Driver modeling: Data collection, model analysis, and optimization

University dissertation from Chalmers University of Technology

Abstract: This thesis concerns aspects of driver modeling, with an emphasis on critical near-crash scenarios, involving time spans of around 10 s of driving. Here,driver modeling has been studied using both computer simulations and experiments carried out in a high-fidelity driving simulator. A computer simulation environment has been developed especially for driver modeling. This simulation environment includes a stochastic optimization method for model parameter tuning. Moreover, a review of existing driver models has been carried out. In many cases in the literature, new driver models have been proposed without comparison with existing models. Many models also lack proper validation against driving data.
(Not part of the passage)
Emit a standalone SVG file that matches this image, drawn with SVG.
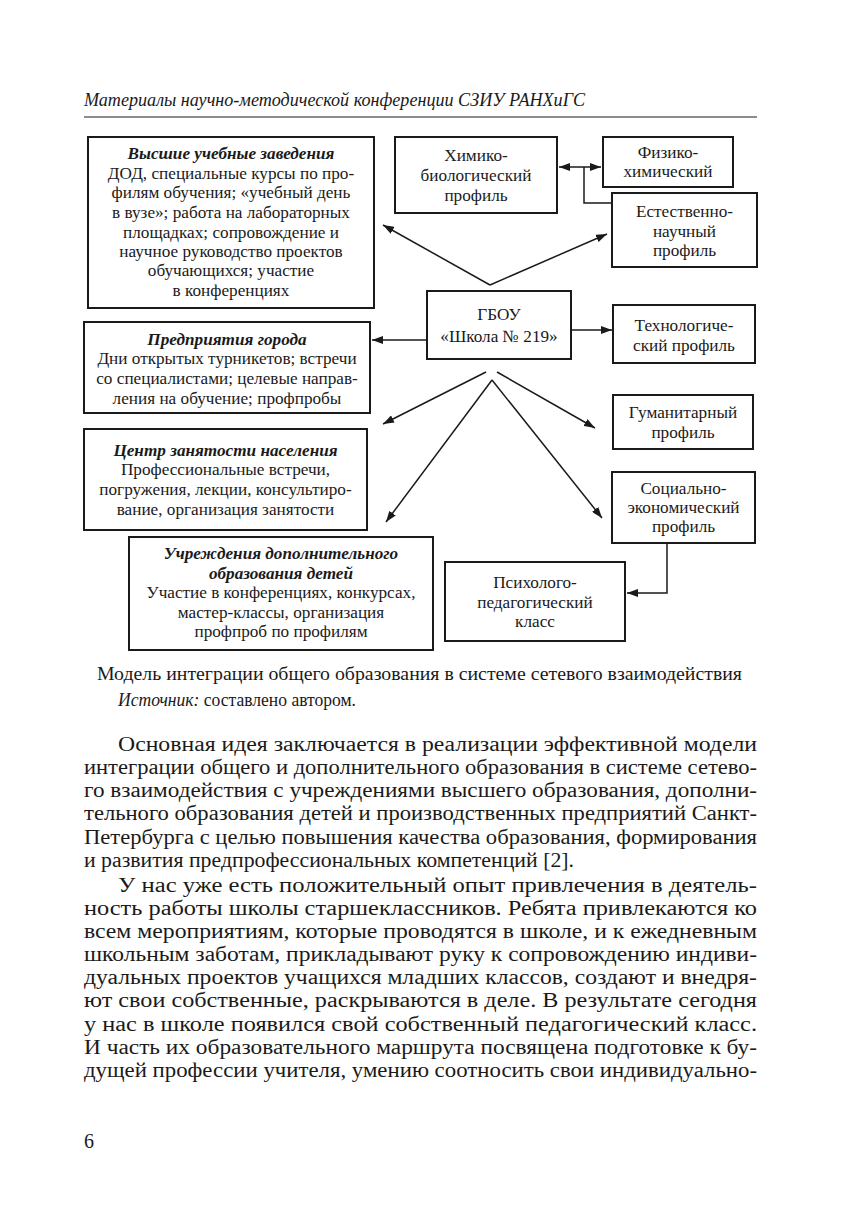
<svg xmlns="http://www.w3.org/2000/svg" width="857" height="1211" viewBox="0 0 857 1211">
<style>
.bg{fill:#fff}
.box{fill:#fff;stroke:#1a1a1a;stroke-width:2}
.t{font-family:"Liberation Serif","Times New Roman",serif;font-size:17.2px;fill:#1a1a1a;text-anchor:middle}
.h{font-weight:bold;font-style:italic}
.ln{fill:none;stroke:#1a1a1a;stroke-width:1.5}
.body{font-family:"Liberation Serif","Times New Roman",serif;font-size:20px;fill:#1a1a1a}
.cap{font-family:"Liberation Serif","Times New Roman",serif;font-size:18px;fill:#1a1a1a}
</style>
<defs>
<marker id="ah" markerUnits="userSpaceOnUse" markerWidth="12" markerHeight="8" refX="11" refY="4" orient="auto-start-reverse" viewBox="0 0 12 8">
<path d="M0,0 L11,4 L0,8 z" fill="#1a1a1a"/>
</marker>
</defs>
<rect class="bg" x="0" y="0" width="857" height="1211"/>

<g id="header">
<text class="cap" x="84" y="106" font-style="italic" textLength="501" lengthAdjust="spacingAndGlyphs">Материалы научно-методической конференции СЗИУ РАНХиГС</text>
<line x1="84" y1="117" x2="757" y2="117" stroke="#1a1a1a" stroke-width="1.2"/>
</g>

<g id="connectors">
<line class="ln" x1="559" y1="167" x2="601" y2="167" marker-start="url(#ah)" marker-end="url(#ah)"/>
<polyline class="ln" points="584,167 584,203 612,203"/>
<line class="ln" x1="490" y1="285" x2="383" y2="225" marker-end="url(#ah)"/>
<line class="ln" x1="490" y1="285" x2="607" y2="234" marker-end="url(#ah)"/>
<line class="ln" x1="427" y1="340" x2="372" y2="340" marker-end="url(#ah)"/>
<line class="ln" x1="571" y1="330" x2="612" y2="330" marker-end="url(#ah)"/>
<line class="ln" x1="486" y1="372" x2="383" y2="424" marker-end="url(#ah)"/>
<line class="ln" x1="497" y1="372" x2="595" y2="428" marker-end="url(#ah)"/>
<line class="ln" x1="492" y1="380" x2="386" y2="522" marker-end="url(#ah)"/>
<line class="ln" x1="492" y1="380" x2="602" y2="518" marker-end="url(#ah)"/>
<polyline class="ln" points="667,543 667,593 627,593" marker-end="url(#ah)"/>
</g>

<g id="vuz">
<rect class="box" x="88" y="137" width="286" height="171"/>
<text class="t h" x="231" y="159">Высшие учебные заведения</text>
<text class="t" x="231" y="179">ДОД, специальные курсы по про-</text>
<text class="t" x="231" y="198">филям обучения; «учебный день</text>
<text class="t" x="231" y="218">в вузе»; работа на лабораторных</text>
<text class="t" x="231" y="238">площадках; сопровождение и</text>
<text class="t" x="231" y="257">научное руководство проектов</text>
<text class="t" x="231" y="276">обучающихся; участие</text>
<text class="t" x="231" y="296">в конференциях</text>
</g>

<g id="himbio">
<rect class="box" x="395" y="137" width="162" height="76"/>
<text class="t" x="476" y="161">Химико-</text>
<text class="t" x="476" y="181">биологический</text>
<text class="t" x="476" y="201">профиль</text>
</g>

<g id="fizhim">
<rect class="box" x="603" y="137" width="130" height="50"/>
<text class="t" x="668" y="158">Физико-</text>
<text class="t" x="668" y="177">химический</text>
</g>

<g id="estnauch">
<rect class="box" x="612" y="193" width="145" height="74"/>
<text class="t" x="684.5" y="217">Естественно-</text>
<text class="t" x="684.5" y="237">научный</text>
<text class="t" x="684.5" y="256">профиль</text>
</g>

<g id="gbou">
<rect class="box" x="427" y="291" width="144" height="68"/>
<text class="t" x="499" y="320">ГБОУ</text>
<text class="t" x="499" y="342">«Школа № 219»</text>
</g>

<g id="tech">
<rect class="box" x="613" y="305" width="142" height="58"/>
<text class="t" x="684" y="331">Технологиче-</text>
<text class="t" x="684" y="351">ский профиль</text>
</g>

<g id="predpr">
<rect class="box" x="84" y="322" width="286" height="91"/>
<text class="t h" x="227" y="345">Предприятия города</text>
<text class="t" x="227" y="364">Дни открытых турникетов; встречи</text>
<text class="t" x="227" y="384">со специалистами; целевые направ-</text>
<text class="t" x="227" y="404">ления на обучение; профпробы</text>
</g>

<g id="guman">
<rect class="box" x="613" y="395" width="140" height="54"/>
<text class="t" x="683" y="418">Гуманитарный</text>
<text class="t" x="683" y="438">профиль</text>
</g>

<g id="czn">
<rect class="box" x="84" y="429" width="283" height="101"/>
<text class="t h" x="225.5" y="456">Центр занятости населения</text>
<text class="t" x="225.5" y="475">Профессиональные встречи,</text>
<text class="t" x="225.5" y="495">погружения, лекции, консультиро-</text>
<text class="t" x="225.5" y="515">вание, организация занятости</text>
</g>

<g id="soceco">
<rect class="box" x="612" y="472" width="143" height="71"/>
<text class="t" x="683.5" y="494">Социально-</text>
<text class="t" x="683.5" y="513">экономический</text>
<text class="t" x="683.5" y="532">профиль</text>
</g>

<g id="udod">
<rect class="box" x="129" y="537" width="304" height="113"/>
<text class="t h" x="281" y="559">Учреждения дополнительного</text>
<text class="t h" x="281" y="579">образования детей</text>
<text class="t" x="281" y="598">Участие в конференциях, конкурсах,</text>
<text class="t" x="281" y="618">мастер-классы, организация</text>
<text class="t" x="281" y="637">профпроб по профилям</text>
</g>

<g id="psiped">
<rect class="box" x="445" y="562" width="180" height="79"/>
<text class="t" x="535" y="588">Психолого-</text>
<text class="t" x="535" y="608">педагогический</text>
<text class="t" x="535" y="627">класс</text>
</g>

<g id="caption">
<text class="cap" x="97" y="680" textLength="645" lengthAdjust="spacingAndGlyphs">Модель интеграции общего образования в системе сетевого взаимодействия</text>
<text class="cap" x="118" y="706" font-size="16" textLength="238" lengthAdjust="spacingAndGlyphs"><tspan font-style="italic">Источник:</tspan> составлено автором.</text>
</g>

<g id="bodytext">
<text class="body" x="118" y="751" textLength="639" lengthAdjust="spacingAndGlyphs">Основная идея заключается в реализации эффективной модели</text>
<text class="body" x="84" y="774" textLength="673" lengthAdjust="spacingAndGlyphs">интеграции общего и дополнительного образования в системе сетево-</text>
<text class="body" x="84" y="797" textLength="673" lengthAdjust="spacingAndGlyphs">го взаимодействия с учреждениями высшего образования, дополни-</text>
<text class="body" x="84" y="820" textLength="673" lengthAdjust="spacingAndGlyphs">тельного образования детей и производственных предприятий Санкт-</text>
<text class="body" x="84" y="844" textLength="673" lengthAdjust="spacingAndGlyphs">Петербурга с целью повышения качества образования, формирования</text>
<text class="body" x="84" y="867" textLength="490" lengthAdjust="spacingAndGlyphs">и развития предпрофессиональных компетенций [2].</text>
<text class="body" x="118" y="892" textLength="639" lengthAdjust="spacingAndGlyphs">У нас уже есть положительный опыт привлечения в деятель-</text>
<text class="body" x="84" y="915" textLength="673" lengthAdjust="spacingAndGlyphs">ность работы школы старшеклассников. Ребята привлекаются ко</text>
<text class="body" x="84" y="938" textLength="673" lengthAdjust="spacingAndGlyphs">всем мероприятиям, которые проводятся в школе, и к ежедневным</text>
<text class="body" x="84" y="961" textLength="673" lengthAdjust="spacingAndGlyphs">школьным заботам, прикладывают руку к сопровождению индиви-</text>
<text class="body" x="84" y="984" textLength="673" lengthAdjust="spacingAndGlyphs">дуальных проектов учащихся младших классов, создают и внедря-</text>
<text class="body" x="84" y="1007" textLength="673" lengthAdjust="spacingAndGlyphs">ют свои собственные, раскрываются в деле. В результате сегодня</text>
<text class="body" x="84" y="1031" textLength="673" lengthAdjust="spacingAndGlyphs">у нас в школе появился свой собственный педагогический класс.</text>
<text class="body" x="84" y="1054" textLength="673" lengthAdjust="spacingAndGlyphs">И часть их образовательного маршрута посвящена подготовке к бу-</text>
<text class="body" x="84" y="1077" textLength="673" lengthAdjust="spacingAndGlyphs">дущей профессии учителя, умению соотносить свои индивидуально-</text>
</g>

<g id="pagenum">
<text class="body" x="84" y="1148">6</text>
</g>
</svg>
A possible explanation may be that such data are expensive and difficult to collect, especially in critical scenarios. However, in this thesis, the results obtained in a driving simulator study involving a collision avoidance scenario indicate that, at least to some extent, data collected in repeated exposures to a critical event resemble, in many important aspects, data obtained in an unexpected exposure to the same event. Thus, using repeated exposures in a careful manner, one can obtain much larger amounts of available data. In the particular case considered here, the steering behavior was largely conserved between exposures. With increased amounts of data, it becomes possible to carry out formal optimization of driver models (using, for example, the simulation environment presented here) without overfitting model parameters to noise in the data.